* Given problem
Leaving out all pictures, copy exactly the lines from the one containing "Reproduce this diagram with TikZ." down to the one containing "minimum height=138pt] (pa)", both of them included.

* Excerpted records
*-*-*

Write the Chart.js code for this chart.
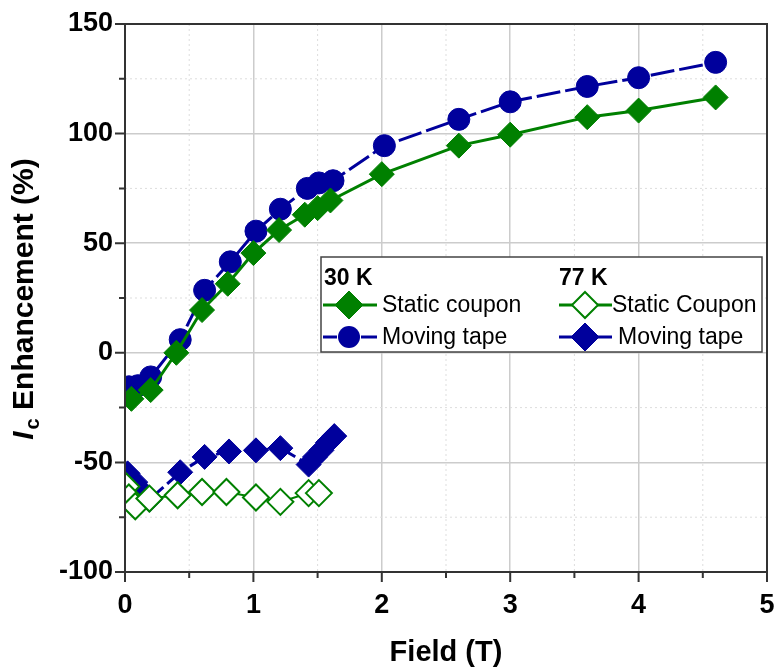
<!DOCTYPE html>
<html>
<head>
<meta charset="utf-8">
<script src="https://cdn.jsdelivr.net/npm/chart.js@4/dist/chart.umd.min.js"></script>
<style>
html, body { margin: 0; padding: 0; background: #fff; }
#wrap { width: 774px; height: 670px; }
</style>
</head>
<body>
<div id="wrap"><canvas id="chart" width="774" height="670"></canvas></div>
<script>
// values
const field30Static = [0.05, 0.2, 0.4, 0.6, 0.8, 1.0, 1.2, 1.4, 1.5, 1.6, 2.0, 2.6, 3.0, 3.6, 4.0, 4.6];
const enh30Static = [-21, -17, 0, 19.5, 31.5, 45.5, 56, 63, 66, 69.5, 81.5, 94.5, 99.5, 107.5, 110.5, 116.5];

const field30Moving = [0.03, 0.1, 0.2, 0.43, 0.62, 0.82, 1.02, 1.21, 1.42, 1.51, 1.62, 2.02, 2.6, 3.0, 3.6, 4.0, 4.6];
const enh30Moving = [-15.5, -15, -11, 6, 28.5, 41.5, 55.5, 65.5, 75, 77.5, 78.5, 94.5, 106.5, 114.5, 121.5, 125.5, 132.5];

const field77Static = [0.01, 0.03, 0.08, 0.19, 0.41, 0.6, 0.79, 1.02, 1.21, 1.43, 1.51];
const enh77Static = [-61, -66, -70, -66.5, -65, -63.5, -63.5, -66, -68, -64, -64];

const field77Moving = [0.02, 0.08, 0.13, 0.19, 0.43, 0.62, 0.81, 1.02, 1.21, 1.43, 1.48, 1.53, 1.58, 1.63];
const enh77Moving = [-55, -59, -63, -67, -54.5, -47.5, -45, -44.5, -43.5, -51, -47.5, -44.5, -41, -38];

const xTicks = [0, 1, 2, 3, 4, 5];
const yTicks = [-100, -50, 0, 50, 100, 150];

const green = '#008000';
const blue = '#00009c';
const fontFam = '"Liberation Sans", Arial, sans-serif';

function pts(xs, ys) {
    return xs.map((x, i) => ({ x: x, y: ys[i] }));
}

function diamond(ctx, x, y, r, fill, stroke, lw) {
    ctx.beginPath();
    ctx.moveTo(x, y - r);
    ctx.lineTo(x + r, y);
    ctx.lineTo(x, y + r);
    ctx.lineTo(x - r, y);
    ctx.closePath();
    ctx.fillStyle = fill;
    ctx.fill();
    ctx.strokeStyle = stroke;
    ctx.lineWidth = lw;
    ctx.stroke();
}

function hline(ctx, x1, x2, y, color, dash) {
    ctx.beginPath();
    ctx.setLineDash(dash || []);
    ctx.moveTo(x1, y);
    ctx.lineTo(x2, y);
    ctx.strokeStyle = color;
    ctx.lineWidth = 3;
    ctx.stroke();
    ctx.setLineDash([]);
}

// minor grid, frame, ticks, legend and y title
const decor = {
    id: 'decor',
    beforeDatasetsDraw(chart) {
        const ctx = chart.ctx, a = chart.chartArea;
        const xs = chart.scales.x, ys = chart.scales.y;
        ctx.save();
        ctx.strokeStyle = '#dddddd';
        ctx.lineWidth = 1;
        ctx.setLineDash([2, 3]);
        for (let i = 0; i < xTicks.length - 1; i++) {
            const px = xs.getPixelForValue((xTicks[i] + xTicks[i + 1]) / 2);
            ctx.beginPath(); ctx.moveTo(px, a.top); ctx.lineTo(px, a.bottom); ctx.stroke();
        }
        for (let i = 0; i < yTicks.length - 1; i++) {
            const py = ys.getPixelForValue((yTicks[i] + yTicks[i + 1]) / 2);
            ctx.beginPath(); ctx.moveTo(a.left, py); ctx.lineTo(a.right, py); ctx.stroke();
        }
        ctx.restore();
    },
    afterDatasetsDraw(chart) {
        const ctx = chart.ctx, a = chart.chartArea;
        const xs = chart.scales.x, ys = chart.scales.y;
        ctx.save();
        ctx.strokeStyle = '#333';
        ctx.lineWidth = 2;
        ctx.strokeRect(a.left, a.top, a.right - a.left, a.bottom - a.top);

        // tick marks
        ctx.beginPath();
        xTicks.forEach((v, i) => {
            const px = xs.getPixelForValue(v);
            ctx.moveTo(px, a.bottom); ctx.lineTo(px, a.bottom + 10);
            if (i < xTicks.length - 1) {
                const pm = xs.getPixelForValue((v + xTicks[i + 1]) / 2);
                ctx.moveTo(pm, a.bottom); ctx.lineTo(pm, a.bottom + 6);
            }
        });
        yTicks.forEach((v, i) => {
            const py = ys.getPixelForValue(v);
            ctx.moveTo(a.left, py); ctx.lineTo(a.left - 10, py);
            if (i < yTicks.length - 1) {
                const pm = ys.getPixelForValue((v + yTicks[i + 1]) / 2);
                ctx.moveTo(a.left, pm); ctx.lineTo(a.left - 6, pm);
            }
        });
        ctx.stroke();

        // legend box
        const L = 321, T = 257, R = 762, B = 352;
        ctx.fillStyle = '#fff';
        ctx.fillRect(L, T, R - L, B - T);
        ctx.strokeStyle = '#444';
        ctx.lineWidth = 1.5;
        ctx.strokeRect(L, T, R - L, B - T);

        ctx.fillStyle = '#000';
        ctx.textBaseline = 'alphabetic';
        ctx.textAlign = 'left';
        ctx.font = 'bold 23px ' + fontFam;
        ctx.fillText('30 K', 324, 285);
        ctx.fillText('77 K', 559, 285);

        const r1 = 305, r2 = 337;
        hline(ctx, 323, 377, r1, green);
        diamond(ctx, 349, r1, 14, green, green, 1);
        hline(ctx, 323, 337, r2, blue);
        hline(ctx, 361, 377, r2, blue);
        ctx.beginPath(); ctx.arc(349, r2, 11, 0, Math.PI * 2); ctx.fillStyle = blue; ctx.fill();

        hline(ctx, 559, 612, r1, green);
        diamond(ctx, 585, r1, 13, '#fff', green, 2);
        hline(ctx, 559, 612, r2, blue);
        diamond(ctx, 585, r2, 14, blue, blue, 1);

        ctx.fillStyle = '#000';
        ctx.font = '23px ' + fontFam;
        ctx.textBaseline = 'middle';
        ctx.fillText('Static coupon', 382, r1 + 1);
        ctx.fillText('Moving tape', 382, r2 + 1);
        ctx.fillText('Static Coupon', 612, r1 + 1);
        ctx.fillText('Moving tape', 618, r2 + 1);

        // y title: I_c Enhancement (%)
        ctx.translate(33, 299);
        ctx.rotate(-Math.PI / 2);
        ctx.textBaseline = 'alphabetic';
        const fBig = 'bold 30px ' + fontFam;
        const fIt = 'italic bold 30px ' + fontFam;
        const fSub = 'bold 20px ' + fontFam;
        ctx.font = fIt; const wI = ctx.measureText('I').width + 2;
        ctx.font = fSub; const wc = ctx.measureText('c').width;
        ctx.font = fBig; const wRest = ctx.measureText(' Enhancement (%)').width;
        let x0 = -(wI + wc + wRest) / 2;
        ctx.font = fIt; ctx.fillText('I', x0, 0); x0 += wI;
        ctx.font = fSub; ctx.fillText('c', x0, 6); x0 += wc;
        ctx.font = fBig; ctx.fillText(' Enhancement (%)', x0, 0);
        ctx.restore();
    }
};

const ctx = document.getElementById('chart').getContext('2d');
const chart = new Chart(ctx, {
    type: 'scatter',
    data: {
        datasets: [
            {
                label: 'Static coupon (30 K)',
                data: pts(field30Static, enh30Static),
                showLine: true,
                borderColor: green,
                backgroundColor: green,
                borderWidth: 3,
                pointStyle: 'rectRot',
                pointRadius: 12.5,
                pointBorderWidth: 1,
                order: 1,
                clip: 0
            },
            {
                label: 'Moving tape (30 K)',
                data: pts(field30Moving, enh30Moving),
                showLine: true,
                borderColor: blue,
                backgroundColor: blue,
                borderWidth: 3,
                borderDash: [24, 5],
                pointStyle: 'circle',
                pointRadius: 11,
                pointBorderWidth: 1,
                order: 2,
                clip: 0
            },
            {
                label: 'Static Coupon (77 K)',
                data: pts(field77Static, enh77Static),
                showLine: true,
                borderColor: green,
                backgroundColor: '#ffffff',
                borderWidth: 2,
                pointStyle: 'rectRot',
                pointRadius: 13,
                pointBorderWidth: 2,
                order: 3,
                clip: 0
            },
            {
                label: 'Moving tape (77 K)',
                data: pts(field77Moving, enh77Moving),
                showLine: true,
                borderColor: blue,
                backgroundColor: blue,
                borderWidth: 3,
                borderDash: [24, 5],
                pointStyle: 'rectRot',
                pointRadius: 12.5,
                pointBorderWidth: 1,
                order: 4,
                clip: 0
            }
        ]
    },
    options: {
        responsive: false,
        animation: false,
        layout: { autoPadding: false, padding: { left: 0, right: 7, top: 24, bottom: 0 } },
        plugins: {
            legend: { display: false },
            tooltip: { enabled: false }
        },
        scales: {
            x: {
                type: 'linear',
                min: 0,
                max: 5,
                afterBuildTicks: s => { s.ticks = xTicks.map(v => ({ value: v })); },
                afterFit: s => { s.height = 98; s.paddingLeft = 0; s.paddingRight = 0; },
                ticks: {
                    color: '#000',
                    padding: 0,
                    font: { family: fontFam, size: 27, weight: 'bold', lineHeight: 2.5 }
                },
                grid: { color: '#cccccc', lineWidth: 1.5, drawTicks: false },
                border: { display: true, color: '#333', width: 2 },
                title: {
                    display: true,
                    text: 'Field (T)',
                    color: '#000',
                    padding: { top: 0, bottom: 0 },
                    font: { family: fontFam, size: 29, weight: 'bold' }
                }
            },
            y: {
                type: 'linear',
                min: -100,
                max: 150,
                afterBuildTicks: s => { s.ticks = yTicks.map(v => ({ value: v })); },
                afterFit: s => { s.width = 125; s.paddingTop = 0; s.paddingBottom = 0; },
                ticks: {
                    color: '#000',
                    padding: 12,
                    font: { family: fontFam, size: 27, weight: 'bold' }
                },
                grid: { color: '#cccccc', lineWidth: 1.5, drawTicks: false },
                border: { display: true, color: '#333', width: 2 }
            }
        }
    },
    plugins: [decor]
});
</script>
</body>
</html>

*-*-*

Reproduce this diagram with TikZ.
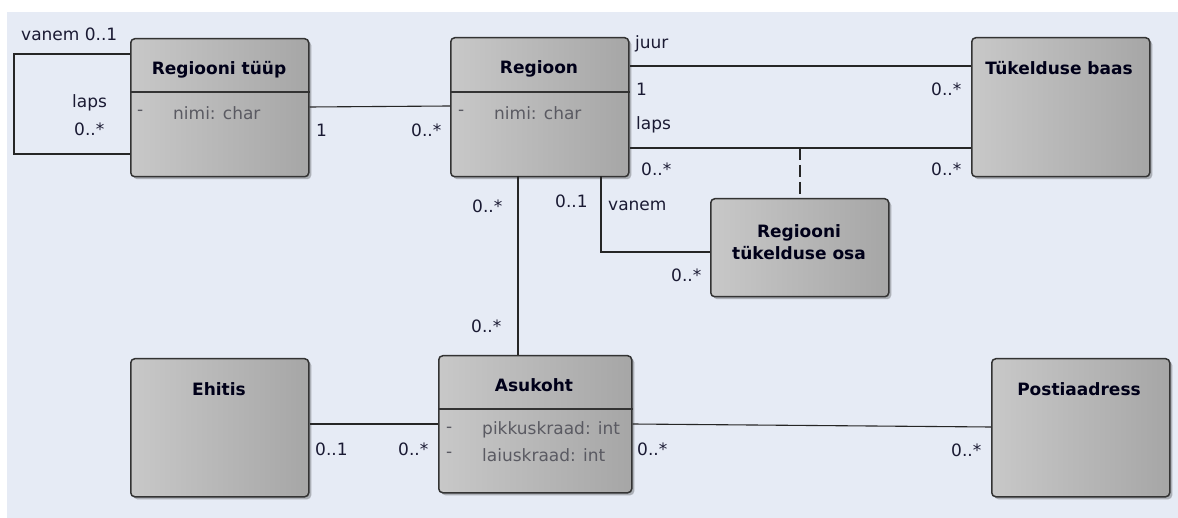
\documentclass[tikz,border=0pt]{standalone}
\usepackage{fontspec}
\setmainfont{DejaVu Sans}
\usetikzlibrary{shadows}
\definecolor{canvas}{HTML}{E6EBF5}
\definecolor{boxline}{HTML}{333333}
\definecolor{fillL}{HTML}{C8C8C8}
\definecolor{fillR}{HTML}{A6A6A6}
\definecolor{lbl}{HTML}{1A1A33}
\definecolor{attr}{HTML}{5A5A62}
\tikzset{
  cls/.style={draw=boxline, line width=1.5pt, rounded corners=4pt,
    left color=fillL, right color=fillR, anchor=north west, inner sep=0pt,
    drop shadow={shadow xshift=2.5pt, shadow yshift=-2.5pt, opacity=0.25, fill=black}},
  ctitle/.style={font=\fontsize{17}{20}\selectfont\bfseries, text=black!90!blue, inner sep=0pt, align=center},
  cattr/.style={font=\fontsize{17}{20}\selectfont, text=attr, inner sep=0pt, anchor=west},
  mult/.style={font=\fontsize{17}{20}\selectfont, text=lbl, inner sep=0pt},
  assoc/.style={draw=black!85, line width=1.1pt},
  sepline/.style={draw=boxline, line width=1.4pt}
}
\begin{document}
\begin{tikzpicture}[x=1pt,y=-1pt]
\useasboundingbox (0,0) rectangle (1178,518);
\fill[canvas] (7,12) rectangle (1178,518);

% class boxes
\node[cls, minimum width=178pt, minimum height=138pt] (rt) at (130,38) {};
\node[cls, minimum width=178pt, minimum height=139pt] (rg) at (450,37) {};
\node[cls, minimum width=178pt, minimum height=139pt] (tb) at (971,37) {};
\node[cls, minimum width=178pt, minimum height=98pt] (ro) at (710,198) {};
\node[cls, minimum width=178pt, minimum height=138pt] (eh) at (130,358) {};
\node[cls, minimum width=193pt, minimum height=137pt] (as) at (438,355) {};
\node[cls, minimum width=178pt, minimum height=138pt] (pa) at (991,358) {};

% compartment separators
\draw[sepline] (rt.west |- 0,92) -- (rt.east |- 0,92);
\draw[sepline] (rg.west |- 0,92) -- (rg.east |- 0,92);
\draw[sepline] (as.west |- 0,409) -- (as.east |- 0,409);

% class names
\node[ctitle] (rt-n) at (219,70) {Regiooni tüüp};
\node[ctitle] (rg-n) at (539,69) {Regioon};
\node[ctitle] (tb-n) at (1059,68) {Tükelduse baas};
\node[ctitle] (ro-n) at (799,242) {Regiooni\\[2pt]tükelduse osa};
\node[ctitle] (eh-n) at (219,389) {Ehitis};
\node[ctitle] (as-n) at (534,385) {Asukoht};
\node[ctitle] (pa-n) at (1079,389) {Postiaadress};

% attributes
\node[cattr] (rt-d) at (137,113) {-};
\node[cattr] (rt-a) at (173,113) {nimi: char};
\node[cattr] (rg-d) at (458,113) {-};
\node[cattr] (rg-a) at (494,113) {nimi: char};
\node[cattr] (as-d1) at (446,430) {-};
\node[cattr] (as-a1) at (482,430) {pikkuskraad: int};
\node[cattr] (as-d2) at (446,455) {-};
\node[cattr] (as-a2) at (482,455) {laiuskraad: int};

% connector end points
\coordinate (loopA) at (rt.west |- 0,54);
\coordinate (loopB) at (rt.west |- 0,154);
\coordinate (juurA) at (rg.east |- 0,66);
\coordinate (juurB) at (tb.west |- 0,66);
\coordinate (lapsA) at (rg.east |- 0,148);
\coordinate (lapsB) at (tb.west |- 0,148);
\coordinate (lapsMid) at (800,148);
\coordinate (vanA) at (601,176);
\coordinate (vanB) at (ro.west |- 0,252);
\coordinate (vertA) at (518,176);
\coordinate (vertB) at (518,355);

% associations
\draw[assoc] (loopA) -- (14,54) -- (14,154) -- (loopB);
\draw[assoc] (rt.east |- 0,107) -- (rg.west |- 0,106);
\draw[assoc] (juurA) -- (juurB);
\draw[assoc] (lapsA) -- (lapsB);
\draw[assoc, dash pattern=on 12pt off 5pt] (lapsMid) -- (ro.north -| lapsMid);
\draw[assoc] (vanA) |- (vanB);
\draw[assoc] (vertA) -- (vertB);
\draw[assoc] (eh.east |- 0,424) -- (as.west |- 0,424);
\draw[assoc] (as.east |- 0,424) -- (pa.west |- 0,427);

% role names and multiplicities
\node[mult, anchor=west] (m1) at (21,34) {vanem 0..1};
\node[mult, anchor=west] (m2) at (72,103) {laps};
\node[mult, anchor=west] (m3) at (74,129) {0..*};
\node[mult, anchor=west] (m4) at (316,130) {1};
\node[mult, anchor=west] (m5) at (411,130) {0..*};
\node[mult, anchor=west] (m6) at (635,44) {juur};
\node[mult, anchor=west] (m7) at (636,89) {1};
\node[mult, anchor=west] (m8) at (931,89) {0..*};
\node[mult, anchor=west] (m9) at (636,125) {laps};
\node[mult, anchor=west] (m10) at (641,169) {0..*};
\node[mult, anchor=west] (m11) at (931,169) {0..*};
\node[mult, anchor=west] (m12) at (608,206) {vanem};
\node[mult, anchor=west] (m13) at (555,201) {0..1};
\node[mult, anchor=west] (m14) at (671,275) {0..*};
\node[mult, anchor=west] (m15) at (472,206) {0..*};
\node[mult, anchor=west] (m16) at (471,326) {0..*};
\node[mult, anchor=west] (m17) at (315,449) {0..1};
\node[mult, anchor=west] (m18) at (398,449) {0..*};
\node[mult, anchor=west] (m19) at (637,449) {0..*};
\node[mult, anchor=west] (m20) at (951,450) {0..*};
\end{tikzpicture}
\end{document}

*-*-*

* Worked answer
Reproduce this diagram with TikZ.
\documentclass[tikz,border=0pt]{standalone}
\usepackage{fontspec}
\setmainfont{DejaVu Sans}
\usetikzlibrary{shadows}
\definecolor{canvas}{HTML}{E6EBF5}
\definecolor{boxline}{HTML}{333333}
\definecolor{fillL}{HTML}{C8C8C8}
\definecolor{fillR}{HTML}{A6A6A6}
\definecolor{lbl}{HTML}{1A1A33}
\definecolor{attr}{HTML}{5A5A62}
\tikzset{
  cls/.style={draw=boxline, line width=1.5pt, rounded corners=4pt,
    left color=fillL, right color=fillR, anchor=north west, inner sep=0pt,
    drop shadow={shadow xshift=2.5pt, shadow yshift=-2.5pt, opacity=0.25, fill=black}},
  ctitle/.style={font=\fontsize{17}{20}\selectfont\bfseries, text=black!90!blue, inner sep=0pt, align=center},
  cattr/.style={font=\fontsize{17}{20}\selectfont, text=attr, inner sep=0pt, anchor=west},
  mult/.style={font=\fontsize{17}{20}\selectfont, text=lbl, inner sep=0pt},
  assoc/.style={draw=black!85, line width=1.1pt},
  sepline/.style={draw=boxline, line width=1.4pt}
}
\begin{document}
\begin{tikzpicture}[x=1pt,y=-1pt]
\useasboundingbox (0,0) rectangle (1178,518);
\fill[canvas] (7,12) rectangle (1178,518);

% class boxes
\node[cls, minimum width=178pt, minimum height=138pt] (rt) at (130,38) {};
\node[cls, minimum width=178pt, minimum height=139pt] (rg) at (450,37) {};
\node[cls, minimum width=178pt, minimum height=139pt] (tb) at (971,37) {};
\node[cls, minimum width=178pt, minimum height=98pt] (ro) at (710,198) {};
\node[cls, minimum width=178pt, minimum height=138pt] (eh) at (130,358) {};
\node[cls, minimum width=193pt, minimum height=137pt] (as) at (438,355) {};
\node[cls, minimum width=178pt, minimum height=138pt] (pa) at (991,358) {};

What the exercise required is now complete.